Fetal alcohol syndrome (FAS), according to the Icahn School of Medicine at Mount Sinai, is a “collection of growth, mental, and physical problems that may occur in a baby when a mother drinks alcohol during pregnancy.” It is the most severe condition within a group of conditions called fetal alcohol spectrum disorders (FASDs). Alcohol disrupts typical development of an exposed fetus, particularly interfering with the brain and central nervous system. Cleveland Clinic explains that this occurs in any of the following ways:
- Alcohol can kill cells in different parts of the fetus, causing abnormal physical development.
- Alcohol interferes with the way nerve cells develop, how they travel to different parts of the brain, and their functioning.
- Alcohol constricts blood vessels, which slows blood flow to the placenta (food supply while in the uterus). This causes a shortage of oxygen and nutrients to the fetus.
- Toxic byproducts are produced when the body processes alcohol. These can then concentrate in the fetus’s brain cells and cause damage.
Healthline highlights various symptoms that teenagers with fetal alcohol syndrome may experience and/ or develop over time, some of which include:
- Delayed speech and language development.
- Difficulty concentrating and short attention span.
- Difficulty telling the difference between reality and fantasy.
- Learning disabilities.
- Low IQ.
- Poor coordination.
- Poor reasoning and judgment skills.
- Poor school performance.
- Poor short-term memory.
- Low body weight.
- Shorter-than-average height.
- Microcephaly (i.e., smaller head size).
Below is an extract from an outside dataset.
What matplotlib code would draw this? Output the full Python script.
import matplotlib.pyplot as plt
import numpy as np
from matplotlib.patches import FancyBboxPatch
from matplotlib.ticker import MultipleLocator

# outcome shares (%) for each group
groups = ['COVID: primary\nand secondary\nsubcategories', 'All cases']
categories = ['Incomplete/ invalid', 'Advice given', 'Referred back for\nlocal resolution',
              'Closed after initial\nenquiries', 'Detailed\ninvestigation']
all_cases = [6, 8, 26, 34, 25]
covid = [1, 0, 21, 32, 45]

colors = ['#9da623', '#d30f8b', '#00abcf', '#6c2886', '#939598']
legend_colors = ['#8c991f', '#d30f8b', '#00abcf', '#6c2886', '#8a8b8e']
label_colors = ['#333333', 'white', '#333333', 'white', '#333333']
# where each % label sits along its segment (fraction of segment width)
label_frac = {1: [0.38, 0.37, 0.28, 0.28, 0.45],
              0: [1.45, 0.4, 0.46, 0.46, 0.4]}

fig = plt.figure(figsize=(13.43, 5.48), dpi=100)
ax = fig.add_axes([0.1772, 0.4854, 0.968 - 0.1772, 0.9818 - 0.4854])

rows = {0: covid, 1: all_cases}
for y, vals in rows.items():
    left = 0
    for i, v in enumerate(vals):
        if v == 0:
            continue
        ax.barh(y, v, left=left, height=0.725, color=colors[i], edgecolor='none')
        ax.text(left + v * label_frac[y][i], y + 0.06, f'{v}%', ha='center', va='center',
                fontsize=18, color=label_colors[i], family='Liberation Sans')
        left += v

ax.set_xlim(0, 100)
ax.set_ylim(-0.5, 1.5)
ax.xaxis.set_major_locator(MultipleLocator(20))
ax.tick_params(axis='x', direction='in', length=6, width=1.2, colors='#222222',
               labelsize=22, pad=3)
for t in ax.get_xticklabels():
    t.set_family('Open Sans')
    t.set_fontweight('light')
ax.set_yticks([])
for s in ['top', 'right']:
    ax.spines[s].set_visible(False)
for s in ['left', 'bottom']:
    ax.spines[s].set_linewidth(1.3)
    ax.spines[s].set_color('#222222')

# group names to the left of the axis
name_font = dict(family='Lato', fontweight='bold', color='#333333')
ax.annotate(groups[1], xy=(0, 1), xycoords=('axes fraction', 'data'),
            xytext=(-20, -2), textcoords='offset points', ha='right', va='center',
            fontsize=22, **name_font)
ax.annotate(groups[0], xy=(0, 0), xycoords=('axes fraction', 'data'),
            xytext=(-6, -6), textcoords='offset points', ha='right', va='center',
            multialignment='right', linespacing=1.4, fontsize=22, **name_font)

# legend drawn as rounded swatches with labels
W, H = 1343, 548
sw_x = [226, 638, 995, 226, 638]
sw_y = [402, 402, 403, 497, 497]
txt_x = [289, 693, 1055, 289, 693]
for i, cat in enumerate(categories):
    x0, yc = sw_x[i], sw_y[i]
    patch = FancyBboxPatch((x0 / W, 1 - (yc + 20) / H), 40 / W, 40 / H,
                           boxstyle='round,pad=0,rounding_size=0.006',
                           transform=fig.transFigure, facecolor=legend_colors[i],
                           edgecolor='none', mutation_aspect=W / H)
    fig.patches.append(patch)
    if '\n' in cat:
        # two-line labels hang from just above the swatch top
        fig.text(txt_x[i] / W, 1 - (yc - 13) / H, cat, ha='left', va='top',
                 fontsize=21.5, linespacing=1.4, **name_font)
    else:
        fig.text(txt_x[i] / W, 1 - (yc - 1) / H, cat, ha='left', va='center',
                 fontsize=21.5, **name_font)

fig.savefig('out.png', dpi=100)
- Facial feature abnormalities.
- Decreased vision.
- Hearing loss.
Fetal alcohol syndrome can have a significant impact on the mental health of affected teenagers. Research indicates that nearly 90% of those with FAS has at least one comorbid mental health condition, such as:
- Bipolar disorder
- Anxiety disorders
- Attention-deficit/ hyperactivity disorder (ADHD)
- Conduct disorder
- Attachment disorders
- Substance use disorders
There is no cure for fetal alcohol syndrome, but with proper support, its symptoms can be managed. Addressing the mental health needs of teenagers with FAS requires a comprehensive and multidisciplinary approach. This may include specialized therapy, educational support, and interventions that focus on building executive functioning skills and emotional regulation. Additionally, it is essential to provide a supportive and understanding environment for these teenagers to help them navigate the challenges they face and improve their mental health outcomes.